● **AIM**
Leave out all pictures and return, exactly as written, the lines from the line containing "Emit a component" to the line containing "import * as d3 from 'd3';", both ends kept.

● **DATA SUPPLIED**
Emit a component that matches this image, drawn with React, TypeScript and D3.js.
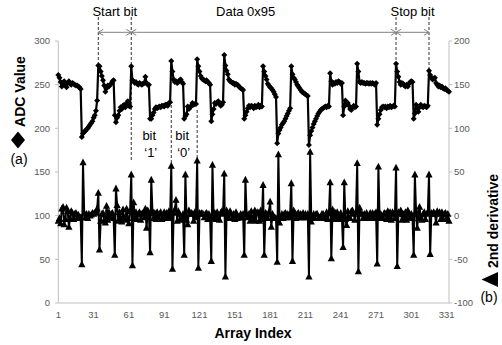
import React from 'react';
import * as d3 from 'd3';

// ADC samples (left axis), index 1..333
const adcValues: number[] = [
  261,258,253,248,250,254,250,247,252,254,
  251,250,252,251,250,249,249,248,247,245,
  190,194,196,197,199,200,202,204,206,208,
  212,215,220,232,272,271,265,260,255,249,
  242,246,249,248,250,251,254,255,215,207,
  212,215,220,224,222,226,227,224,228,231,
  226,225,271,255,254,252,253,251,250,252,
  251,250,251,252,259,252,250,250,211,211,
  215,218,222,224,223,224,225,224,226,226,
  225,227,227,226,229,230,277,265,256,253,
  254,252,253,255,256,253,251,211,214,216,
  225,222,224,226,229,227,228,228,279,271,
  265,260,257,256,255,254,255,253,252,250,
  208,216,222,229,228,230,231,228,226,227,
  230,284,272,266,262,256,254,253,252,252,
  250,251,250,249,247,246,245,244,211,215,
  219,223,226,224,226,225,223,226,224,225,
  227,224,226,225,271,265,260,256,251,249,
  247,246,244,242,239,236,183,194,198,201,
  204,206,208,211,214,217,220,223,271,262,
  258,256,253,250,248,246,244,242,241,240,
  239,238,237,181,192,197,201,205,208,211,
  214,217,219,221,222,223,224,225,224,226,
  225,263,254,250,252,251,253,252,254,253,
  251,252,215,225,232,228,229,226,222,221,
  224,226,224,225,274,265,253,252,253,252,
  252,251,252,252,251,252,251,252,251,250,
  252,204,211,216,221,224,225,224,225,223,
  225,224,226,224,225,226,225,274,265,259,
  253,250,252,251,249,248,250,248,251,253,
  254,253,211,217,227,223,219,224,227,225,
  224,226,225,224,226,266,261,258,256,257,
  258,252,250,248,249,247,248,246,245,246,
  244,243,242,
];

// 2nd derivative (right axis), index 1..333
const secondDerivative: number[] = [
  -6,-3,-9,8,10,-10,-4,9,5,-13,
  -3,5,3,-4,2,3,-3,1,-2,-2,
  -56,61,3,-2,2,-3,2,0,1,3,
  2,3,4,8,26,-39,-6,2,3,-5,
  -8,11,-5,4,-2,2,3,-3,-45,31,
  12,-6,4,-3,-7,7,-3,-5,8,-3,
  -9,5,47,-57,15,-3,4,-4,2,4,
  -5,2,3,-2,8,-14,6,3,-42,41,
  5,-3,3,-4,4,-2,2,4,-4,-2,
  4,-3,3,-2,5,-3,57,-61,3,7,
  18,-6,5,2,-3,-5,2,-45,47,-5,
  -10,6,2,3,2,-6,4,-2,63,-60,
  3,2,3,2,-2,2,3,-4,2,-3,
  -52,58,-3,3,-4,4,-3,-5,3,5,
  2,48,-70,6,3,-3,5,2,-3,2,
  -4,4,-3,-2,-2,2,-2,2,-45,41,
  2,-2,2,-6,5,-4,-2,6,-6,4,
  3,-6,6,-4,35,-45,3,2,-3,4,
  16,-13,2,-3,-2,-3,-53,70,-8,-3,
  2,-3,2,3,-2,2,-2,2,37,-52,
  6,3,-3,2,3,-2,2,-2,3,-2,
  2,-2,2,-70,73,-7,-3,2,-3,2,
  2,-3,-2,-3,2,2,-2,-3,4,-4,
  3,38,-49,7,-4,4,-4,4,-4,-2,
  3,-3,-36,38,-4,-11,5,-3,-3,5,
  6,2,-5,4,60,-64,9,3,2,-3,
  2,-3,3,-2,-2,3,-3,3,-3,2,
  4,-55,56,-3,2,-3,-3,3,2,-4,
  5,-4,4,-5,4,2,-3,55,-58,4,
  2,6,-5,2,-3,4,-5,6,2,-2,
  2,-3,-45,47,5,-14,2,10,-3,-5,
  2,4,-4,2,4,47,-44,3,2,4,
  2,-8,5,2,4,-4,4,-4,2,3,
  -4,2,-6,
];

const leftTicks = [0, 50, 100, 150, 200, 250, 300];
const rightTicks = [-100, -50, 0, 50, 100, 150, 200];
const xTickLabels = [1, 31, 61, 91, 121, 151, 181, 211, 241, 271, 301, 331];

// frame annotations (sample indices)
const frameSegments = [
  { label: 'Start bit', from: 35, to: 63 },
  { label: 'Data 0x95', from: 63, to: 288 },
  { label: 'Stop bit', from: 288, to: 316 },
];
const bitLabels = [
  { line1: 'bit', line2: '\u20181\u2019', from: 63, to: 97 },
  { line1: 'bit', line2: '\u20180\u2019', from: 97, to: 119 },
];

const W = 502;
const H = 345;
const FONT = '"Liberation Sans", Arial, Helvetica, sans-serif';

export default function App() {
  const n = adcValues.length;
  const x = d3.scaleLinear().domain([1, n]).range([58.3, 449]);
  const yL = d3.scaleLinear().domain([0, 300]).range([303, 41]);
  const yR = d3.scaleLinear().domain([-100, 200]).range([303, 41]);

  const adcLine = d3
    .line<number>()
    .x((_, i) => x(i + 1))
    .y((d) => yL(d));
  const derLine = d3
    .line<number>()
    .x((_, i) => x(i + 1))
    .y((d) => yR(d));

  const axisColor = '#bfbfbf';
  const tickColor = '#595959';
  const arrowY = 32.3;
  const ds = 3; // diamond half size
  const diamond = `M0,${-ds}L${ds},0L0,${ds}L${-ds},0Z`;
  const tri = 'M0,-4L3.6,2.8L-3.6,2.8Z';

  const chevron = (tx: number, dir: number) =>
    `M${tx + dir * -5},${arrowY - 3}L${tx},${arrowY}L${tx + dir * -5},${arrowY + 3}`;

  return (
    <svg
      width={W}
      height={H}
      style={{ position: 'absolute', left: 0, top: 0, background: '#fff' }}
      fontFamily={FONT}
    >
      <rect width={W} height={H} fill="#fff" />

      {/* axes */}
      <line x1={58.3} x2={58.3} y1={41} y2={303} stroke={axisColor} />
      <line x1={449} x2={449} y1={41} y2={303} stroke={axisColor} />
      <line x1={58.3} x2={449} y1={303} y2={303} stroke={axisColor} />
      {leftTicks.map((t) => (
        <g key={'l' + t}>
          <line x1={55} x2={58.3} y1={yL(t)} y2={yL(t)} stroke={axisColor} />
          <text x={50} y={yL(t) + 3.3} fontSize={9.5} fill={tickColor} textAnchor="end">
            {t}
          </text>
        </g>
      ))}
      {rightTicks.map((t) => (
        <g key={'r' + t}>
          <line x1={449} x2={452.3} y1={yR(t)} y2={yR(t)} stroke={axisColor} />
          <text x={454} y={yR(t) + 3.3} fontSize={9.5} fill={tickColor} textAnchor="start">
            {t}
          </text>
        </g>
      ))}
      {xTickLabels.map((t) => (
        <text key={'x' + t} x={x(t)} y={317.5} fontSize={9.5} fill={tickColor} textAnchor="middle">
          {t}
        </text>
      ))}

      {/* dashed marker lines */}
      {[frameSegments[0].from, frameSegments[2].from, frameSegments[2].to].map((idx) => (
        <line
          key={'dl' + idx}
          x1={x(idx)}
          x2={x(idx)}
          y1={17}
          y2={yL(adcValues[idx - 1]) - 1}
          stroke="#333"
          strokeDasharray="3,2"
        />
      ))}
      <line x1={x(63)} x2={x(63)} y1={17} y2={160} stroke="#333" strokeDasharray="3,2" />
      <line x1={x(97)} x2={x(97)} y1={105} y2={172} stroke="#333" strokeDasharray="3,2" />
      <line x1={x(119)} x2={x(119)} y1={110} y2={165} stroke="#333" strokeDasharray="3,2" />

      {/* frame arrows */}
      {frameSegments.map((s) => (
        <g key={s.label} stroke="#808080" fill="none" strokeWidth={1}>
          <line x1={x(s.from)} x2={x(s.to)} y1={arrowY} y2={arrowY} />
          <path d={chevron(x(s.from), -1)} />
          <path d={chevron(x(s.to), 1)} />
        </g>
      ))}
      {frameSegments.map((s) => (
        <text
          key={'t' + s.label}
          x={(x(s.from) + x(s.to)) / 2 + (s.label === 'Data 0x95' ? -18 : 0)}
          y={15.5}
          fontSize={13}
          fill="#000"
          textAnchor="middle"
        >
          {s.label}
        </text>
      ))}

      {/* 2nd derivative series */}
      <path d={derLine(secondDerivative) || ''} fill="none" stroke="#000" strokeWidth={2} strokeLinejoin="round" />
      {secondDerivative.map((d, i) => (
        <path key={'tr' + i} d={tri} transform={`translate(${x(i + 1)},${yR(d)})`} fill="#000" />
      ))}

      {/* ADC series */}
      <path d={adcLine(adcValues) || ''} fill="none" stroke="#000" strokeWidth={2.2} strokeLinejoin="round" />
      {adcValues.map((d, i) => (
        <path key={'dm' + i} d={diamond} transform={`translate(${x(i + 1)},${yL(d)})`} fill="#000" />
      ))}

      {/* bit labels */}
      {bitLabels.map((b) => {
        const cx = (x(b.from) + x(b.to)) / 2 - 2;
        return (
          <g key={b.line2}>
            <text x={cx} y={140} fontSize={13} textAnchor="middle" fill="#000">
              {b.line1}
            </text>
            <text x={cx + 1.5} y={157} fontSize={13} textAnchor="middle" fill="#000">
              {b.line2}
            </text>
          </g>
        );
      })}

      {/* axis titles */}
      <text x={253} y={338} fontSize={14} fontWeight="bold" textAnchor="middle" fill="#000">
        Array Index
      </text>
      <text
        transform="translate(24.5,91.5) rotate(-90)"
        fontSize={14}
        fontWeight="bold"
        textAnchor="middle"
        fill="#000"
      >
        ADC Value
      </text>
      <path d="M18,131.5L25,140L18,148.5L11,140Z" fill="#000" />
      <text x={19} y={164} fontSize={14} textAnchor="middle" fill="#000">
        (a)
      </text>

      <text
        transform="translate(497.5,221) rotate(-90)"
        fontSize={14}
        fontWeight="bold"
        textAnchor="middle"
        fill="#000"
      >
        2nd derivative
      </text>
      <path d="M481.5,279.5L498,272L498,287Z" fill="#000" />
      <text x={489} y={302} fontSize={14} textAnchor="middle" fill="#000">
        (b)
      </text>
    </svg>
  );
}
---
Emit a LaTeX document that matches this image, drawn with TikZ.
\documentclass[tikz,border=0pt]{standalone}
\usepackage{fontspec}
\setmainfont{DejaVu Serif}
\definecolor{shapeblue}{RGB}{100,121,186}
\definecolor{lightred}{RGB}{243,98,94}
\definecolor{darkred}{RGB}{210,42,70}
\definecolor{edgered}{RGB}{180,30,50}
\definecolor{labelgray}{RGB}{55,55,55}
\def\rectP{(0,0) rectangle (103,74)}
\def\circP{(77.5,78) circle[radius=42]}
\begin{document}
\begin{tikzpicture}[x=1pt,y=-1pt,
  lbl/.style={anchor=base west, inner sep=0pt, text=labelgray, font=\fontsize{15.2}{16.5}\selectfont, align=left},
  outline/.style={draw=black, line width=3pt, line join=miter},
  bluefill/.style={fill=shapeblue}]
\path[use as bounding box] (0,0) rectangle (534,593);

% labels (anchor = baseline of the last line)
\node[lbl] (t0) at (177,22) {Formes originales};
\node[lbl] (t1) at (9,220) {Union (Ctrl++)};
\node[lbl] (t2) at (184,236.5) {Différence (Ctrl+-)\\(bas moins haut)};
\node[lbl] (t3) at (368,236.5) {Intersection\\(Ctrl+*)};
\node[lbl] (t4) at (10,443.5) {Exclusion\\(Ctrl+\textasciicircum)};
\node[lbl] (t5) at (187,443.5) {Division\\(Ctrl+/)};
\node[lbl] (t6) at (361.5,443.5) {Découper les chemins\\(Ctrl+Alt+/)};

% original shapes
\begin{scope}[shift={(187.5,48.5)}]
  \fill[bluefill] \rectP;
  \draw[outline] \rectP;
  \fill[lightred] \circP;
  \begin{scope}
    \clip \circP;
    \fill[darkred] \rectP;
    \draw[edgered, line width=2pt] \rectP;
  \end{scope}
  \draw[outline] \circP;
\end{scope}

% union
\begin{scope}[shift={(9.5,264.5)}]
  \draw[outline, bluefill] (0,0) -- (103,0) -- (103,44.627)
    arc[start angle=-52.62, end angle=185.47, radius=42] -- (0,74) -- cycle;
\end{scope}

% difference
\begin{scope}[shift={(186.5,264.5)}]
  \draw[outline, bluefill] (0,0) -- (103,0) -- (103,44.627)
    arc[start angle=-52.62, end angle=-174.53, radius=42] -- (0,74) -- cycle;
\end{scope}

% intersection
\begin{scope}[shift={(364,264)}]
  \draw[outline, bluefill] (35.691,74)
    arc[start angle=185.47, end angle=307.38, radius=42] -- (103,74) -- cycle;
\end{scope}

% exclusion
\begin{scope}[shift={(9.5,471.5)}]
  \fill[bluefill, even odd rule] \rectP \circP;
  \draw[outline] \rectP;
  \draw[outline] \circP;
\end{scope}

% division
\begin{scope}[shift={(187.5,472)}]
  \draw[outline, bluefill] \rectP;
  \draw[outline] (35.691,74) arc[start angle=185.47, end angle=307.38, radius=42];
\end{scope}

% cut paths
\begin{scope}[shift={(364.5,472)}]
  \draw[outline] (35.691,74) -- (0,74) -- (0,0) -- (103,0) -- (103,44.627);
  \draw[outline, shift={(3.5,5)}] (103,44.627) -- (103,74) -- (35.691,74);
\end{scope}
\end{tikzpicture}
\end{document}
---
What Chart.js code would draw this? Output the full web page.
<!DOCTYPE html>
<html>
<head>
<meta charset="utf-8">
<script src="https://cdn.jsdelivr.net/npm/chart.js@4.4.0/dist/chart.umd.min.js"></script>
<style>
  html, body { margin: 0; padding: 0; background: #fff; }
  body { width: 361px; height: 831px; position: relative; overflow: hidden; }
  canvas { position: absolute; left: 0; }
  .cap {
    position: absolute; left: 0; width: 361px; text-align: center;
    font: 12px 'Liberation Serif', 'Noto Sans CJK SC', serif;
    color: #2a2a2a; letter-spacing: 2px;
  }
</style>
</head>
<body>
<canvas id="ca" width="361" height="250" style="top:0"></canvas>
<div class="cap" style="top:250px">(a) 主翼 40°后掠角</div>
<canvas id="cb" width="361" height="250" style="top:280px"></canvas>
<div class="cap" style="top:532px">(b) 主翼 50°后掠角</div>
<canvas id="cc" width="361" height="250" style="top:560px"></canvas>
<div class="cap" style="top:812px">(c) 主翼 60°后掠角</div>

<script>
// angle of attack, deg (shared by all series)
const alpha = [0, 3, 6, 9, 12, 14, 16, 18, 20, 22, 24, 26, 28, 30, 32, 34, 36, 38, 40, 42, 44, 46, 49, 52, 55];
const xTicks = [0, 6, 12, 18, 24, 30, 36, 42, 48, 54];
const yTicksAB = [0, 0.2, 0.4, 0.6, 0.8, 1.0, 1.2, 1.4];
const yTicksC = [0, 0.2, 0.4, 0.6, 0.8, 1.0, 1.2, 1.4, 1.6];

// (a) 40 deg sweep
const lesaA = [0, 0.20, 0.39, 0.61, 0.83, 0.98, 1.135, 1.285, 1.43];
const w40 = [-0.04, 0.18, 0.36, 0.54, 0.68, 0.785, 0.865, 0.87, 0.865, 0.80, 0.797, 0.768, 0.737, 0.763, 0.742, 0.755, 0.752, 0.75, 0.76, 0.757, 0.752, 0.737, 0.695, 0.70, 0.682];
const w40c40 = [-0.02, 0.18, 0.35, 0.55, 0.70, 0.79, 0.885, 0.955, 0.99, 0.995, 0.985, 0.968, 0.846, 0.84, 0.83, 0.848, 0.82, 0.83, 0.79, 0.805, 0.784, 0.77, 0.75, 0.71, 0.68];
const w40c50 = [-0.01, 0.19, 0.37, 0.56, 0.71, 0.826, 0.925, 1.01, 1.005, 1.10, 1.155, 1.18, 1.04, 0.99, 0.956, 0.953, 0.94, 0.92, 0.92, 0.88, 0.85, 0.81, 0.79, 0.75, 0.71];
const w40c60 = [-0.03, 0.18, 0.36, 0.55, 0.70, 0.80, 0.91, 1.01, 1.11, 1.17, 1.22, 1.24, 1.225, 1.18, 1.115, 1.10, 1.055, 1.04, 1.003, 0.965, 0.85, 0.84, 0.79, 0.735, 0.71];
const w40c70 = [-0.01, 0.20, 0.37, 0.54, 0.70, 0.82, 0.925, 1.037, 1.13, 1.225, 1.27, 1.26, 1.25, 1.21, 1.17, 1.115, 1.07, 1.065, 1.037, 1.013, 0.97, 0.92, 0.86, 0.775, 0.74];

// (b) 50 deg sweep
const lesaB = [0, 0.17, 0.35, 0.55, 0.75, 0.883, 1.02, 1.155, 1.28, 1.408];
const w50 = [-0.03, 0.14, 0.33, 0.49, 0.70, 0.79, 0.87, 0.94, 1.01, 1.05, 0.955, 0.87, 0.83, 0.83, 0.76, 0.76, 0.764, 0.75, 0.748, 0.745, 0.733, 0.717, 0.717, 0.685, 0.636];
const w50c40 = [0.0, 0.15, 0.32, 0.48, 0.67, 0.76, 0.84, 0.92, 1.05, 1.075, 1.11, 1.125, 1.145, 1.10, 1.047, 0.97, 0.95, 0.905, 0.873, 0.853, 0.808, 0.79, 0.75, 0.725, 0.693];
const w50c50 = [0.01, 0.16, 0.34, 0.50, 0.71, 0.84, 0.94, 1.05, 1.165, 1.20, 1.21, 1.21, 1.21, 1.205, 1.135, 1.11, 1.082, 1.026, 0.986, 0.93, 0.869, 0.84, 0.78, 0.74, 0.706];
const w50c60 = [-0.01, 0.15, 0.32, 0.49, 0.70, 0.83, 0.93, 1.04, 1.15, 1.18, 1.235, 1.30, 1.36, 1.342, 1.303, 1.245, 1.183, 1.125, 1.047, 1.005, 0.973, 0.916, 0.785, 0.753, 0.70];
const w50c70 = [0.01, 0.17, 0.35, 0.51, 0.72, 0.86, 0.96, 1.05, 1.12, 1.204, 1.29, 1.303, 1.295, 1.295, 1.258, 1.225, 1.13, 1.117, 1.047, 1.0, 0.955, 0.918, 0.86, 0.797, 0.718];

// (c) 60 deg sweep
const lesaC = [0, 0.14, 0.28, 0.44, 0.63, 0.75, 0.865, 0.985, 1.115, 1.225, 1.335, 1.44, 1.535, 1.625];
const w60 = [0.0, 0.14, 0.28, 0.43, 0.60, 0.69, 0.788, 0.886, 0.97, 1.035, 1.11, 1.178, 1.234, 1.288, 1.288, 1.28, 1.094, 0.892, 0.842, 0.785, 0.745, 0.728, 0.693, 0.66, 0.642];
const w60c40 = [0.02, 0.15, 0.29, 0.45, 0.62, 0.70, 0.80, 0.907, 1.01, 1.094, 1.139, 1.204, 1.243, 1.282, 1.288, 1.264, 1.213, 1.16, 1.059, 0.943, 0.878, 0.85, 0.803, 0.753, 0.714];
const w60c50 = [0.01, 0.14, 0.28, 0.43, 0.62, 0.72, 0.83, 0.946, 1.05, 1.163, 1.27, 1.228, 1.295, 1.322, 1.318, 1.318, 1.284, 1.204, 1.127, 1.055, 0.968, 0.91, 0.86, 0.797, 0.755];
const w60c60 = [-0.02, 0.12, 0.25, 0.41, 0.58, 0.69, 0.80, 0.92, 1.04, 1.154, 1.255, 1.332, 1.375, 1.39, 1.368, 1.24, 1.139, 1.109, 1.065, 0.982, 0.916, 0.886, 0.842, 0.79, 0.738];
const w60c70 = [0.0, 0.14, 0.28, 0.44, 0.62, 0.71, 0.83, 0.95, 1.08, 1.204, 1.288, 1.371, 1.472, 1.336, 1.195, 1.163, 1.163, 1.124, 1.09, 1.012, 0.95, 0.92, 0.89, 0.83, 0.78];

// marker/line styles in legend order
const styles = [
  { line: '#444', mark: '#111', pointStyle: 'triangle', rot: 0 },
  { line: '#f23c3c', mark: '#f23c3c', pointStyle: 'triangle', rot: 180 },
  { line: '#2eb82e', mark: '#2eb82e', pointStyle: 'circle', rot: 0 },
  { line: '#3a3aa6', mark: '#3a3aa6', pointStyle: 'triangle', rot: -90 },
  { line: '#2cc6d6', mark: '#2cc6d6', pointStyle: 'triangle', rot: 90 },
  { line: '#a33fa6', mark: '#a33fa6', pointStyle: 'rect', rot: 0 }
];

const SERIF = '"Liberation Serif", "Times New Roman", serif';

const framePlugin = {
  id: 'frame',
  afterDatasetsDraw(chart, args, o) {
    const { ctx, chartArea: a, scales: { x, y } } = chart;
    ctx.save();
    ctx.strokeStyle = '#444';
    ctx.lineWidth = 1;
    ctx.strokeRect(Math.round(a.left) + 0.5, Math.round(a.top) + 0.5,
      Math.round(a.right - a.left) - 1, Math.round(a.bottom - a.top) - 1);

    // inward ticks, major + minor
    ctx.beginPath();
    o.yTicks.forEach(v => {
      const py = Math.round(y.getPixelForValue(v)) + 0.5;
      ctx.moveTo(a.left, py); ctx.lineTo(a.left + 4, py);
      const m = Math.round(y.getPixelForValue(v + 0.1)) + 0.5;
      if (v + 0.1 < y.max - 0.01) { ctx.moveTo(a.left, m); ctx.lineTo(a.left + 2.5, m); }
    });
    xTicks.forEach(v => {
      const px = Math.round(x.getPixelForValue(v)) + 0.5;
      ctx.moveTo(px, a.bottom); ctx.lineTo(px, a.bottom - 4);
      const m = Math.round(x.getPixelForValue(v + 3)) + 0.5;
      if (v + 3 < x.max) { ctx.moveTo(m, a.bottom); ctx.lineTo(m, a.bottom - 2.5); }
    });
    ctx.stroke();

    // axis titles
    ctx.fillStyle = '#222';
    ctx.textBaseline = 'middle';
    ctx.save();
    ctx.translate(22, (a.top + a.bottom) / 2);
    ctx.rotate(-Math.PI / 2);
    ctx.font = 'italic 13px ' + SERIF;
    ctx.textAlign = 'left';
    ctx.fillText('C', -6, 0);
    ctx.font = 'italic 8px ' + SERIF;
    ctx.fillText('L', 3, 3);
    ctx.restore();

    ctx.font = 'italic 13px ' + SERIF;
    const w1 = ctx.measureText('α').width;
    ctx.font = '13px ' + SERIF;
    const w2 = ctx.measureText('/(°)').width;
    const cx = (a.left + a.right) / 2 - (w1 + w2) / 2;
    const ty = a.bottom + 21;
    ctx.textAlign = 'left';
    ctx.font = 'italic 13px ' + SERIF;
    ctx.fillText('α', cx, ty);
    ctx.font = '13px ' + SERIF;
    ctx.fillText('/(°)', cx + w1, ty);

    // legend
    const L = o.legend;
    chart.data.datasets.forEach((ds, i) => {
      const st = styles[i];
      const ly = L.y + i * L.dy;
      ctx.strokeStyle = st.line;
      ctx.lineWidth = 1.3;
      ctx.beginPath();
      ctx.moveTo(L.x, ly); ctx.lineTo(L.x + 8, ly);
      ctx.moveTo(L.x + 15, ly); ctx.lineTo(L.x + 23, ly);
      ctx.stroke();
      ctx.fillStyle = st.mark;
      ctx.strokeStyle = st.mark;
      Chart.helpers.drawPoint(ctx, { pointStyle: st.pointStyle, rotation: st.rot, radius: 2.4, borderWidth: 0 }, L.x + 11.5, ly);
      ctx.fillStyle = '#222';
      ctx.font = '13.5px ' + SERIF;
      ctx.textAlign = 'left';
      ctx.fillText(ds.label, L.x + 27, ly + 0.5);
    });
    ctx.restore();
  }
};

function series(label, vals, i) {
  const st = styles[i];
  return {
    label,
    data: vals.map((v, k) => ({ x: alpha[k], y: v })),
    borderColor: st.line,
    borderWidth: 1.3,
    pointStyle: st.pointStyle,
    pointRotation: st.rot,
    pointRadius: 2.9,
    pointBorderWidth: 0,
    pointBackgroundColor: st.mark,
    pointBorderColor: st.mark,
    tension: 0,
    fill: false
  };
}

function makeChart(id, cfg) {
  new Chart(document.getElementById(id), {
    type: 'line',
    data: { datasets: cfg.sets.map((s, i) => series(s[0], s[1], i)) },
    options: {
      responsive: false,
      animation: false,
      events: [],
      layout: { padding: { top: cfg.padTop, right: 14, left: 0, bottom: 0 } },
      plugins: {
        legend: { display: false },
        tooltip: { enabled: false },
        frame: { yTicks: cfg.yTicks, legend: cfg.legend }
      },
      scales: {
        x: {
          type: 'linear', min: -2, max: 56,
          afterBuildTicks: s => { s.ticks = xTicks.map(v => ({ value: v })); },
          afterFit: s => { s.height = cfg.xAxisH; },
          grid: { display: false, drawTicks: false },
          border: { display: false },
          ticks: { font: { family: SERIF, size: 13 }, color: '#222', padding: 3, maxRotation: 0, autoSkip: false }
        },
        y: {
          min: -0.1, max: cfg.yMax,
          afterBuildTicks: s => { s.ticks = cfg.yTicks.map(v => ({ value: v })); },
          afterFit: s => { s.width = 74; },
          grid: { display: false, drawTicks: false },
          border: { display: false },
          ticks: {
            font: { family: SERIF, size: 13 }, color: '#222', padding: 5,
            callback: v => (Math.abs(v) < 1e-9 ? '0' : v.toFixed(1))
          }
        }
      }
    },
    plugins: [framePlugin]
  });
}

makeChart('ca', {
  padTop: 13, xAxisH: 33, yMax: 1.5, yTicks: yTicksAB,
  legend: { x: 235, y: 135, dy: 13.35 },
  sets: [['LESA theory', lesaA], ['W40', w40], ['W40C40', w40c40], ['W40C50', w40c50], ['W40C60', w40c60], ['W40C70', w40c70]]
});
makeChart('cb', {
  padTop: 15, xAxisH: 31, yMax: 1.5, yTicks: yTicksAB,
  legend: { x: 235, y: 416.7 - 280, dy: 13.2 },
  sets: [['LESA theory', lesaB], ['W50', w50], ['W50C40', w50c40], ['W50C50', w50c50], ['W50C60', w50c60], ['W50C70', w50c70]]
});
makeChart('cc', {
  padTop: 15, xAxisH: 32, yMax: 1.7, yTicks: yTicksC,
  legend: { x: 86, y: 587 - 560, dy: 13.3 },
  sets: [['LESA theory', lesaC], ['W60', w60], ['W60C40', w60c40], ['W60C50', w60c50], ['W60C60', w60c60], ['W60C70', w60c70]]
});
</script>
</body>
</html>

● **WRITTEN SOLUTION**
Emit a component that matches this image, drawn with React, TypeScript and D3.js.
import React from 'react';
import * as d3 from 'd3';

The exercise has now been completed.